Enforcement, Penalties, and Remedies
- Regulatory Oversight: SEC for general non-stock entities; BSP/IC for financials; DOLE/CDA/DHSUD for specifics; PCC for competition issues.
- Penalties: Range from disqualification and fines (PHP 10,000–1,000,000) to criminal liability (imprisonment 1–6 years under anti-trust laws). Associations may face dissolution (Revised Corporation Code, Sec. 139).
- Judicial Remedies: Affected members may file derivative suits (Sec. 72) or petition for quo warranto to oust violators.
- Reporting: Chairs must disclose affiliations annually (SEC Form for corporations).
Practical Implications and Best Practices
In practice, while ordinary civic associations (e.g., alumni groups) face few hurdles, leaders in regulated sectors must navigate compliance rigorously. Overlaps can lead to reputational damage or litigation, as seen in BSP's 2022 sanctions against interlocking directors in rural banks. To mitigate:
- Conduct conflict-of-interest audits.
- Seek regulatory pre-approval for appointments.

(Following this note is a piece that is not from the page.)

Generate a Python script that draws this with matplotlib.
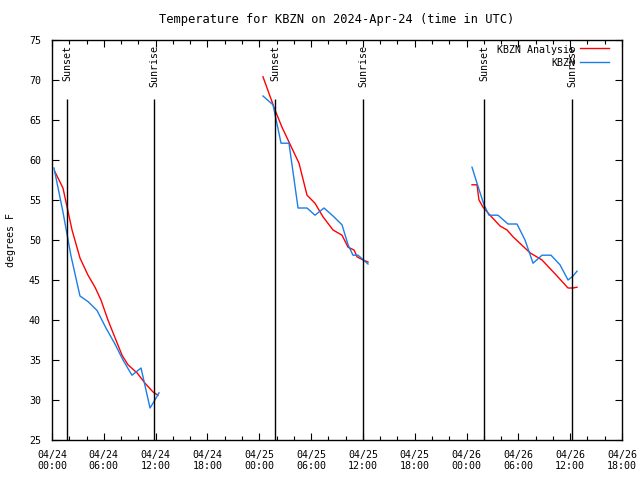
import pandas as pd
import matplotlib
matplotlib.use("Agg")
import matplotlib.pyplot as plt
import matplotlib.dates as mdates

# %% Data (hours after 2024-04-24 00:00 UTC)
base = pd.Timestamp("2024-04-24 00:00")

obs_hours = [0.23, 1.27, 2.20, 3.24, 4.17, 5.21, 6.25, 7.29, 8.22, 9.26, 10.31, 11.35, 11.81, 12.39,
             None,
             24.43, 25.59, 26.52, 27.44, 28.49, 29.53, 30.45, 31.50, 32.54, 33.58, 34.28, 34.85, 35.43, 36.59,
             None,
             48.63, 49.21, 50.02, 50.60, 51.64, 52.80, 53.84, 54.77, 55.70, 56.74, 57.78, 58.82, 59.75, 60.33, 60.79]
obs_temp = [59.0, 53.5, 48.0, 43.0, 42.3, 41.2, 39.0, 37.0, 35.0, 33.1, 34.0, 29.0, 29.8, 30.9,
            None,
            68.0, 66.9, 62.1, 62.1, 54.0, 54.0, 53.1, 54.0, 53.0, 51.9, 49.4, 48.1, 48.1, 47.0,
            None,
            59.1, 57.1, 54.4, 53.1, 53.1, 52.0, 52.0, 50.0, 47.1, 48.1, 48.1, 46.9, 45.0, 45.5, 46.1]

ana_hours = [0.35, 1.27, 1.62, 2.32, 3.24, 4.17, 4.98, 5.67, 6.48, 7.29, 8.11, 8.80, 9.84, 10.77, 11.70, 12.27,
             None,
             24.43, 25.82, 26.63, 27.44, 28.60, 29.53, 30.45, 31.38, 32.54, 33.58, 34.28, 34.97, 35.32, 36.01, 36.59,
             None,
             48.63, 49.21, 49.44, 49.91, 50.72, 51.88, 52.69, 53.38, 55.35, 56.74, 58.48, 59.75, 60.33, 60.79]
ana_temp = [58.5, 56.5, 54.75, 51.25, 47.75, 45.6, 44.1, 42.5, 40.0, 37.8, 35.6, 34.4, 33.4, 32.1, 31.0, 30.6,
            None,
            70.4, 66.25, 64.1, 62.25, 59.6, 55.6, 54.6, 52.9, 51.25, 50.6, 49.1, 48.75, 47.9, 47.5, 47.25,
            None,
            56.9, 56.9, 55.0, 54.1, 53.1, 51.75, 51.25, 50.4, 48.4, 47.5, 45.5, 44.0, 44.0, 44.1]

sun_hours = [1.74, 11.81, 25.82, 36.01, 50.02, 60.21]
sun_labels = ["Sunset", "Sunrise", "Sunset", "Sunrise", "Sunset", "Sunrise"]


def to_series(hours, temps):
    t = [pd.NaT if h is None else base + pd.Timedelta(hours=h) for h in hours]
    v = [float("nan") if x is None else x for x in temps]
    return pd.Series(v, index=pd.DatetimeIndex(t))


obs = to_series(obs_hours, obs_temp)
ana = to_series(ana_hours, ana_temp)

# %% Plot
plt.rcParams["font.family"] = "DejaVu Sans Mono"
plt.rcParams["font.size"] = 7.2

fig = plt.figure(figsize=(6.4, 4.8), dpi=100)
ax = fig.add_axes([52 / 640, 40 / 480, 570 / 640, 400 / 480])

blue = "#1a7ee8"
red = "#ff0000"

ax.plot(ana.index, ana.values, color=red, lw=1.0)
ax.plot(obs.index, obs.values, color=blue, lw=1.0)

for h, lab in zip(sun_hours, sun_labels):
    t = base + pd.Timedelta(hours=h)
    ax.vlines(t, 25, 67.6, color="black", lw=1.0)
    ax.text(t, 74.4, lab, rotation=90, ha="center", va="top")

ax.set_xlim(base, base + pd.Timedelta(hours=66))
ax.set_ylim(25, 75)
ax.set_yticks(range(25, 76, 5))
ax.xaxis.set_major_locator(mdates.HourLocator(byhour=[0, 6, 12, 18]))
ax.xaxis.set_minor_locator(mdates.HourLocator(byhour=range(0, 24, 2)))
ax.xaxis.set_major_formatter(mdates.DateFormatter("%m/%d\n%H:%M"))
ax.tick_params(axis="both", which="major", direction="in", length=5, width=0.8,
               top=True, right=True, color="black")
ax.tick_params(axis="x", which="minor", direction="in", length=3, width=0.8, top=True)
ax.tick_params(axis="y", pad=8)
ax.tick_params(axis="x", pad=7)
for s in ax.spines.values():
    s.set_linewidth(1.0)

ax.set_ylabel("degrees F", labelpad=9)
ax.set_title("Temperature for KBZN on 2024-Apr-24 (time in UTC)", pad=12)

# legend, gnuplot style: text right, sample line after it
ax.text(0.9175, 0.975, "KBZN Analysis", transform=ax.transAxes, ha="right", va="center")
ax.plot([0.926, 0.977], [0.98, 0.98], transform=ax.transAxes, color=red, lw=1.0)
ax.text(0.9175, 0.9425, "KBZN", transform=ax.transAxes, ha="right", va="center")
ax.plot([0.926, 0.977], [0.945, 0.945], transform=ax.transAxes, color=blue, lw=1.0)

fig.savefig("out.png", dpi=100)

- Promote board diversity through staggered terms.
Conclusion
The Philippine legal system adopts a nuanced approach to prohibiting one person from chairing multiple associations, balancing freedom of association with public safeguards. Absent specific sectoral bans, the default is permissibility, tempered by fiduciary and anti-trust duties. As associations evolve amid digital and economic shifts, ongoing regulatory updates—such as potential expansions under the amended Corporation Code—may further refine these rules. Stakeholders should consult tailored legal advice to navigate this terrain, ensuring leadership that truly serves collective interests rather than individual dominance.
This article is for informational purposes and does not constitute legal advice. Consult a qualified Philippine attorney for specific applications.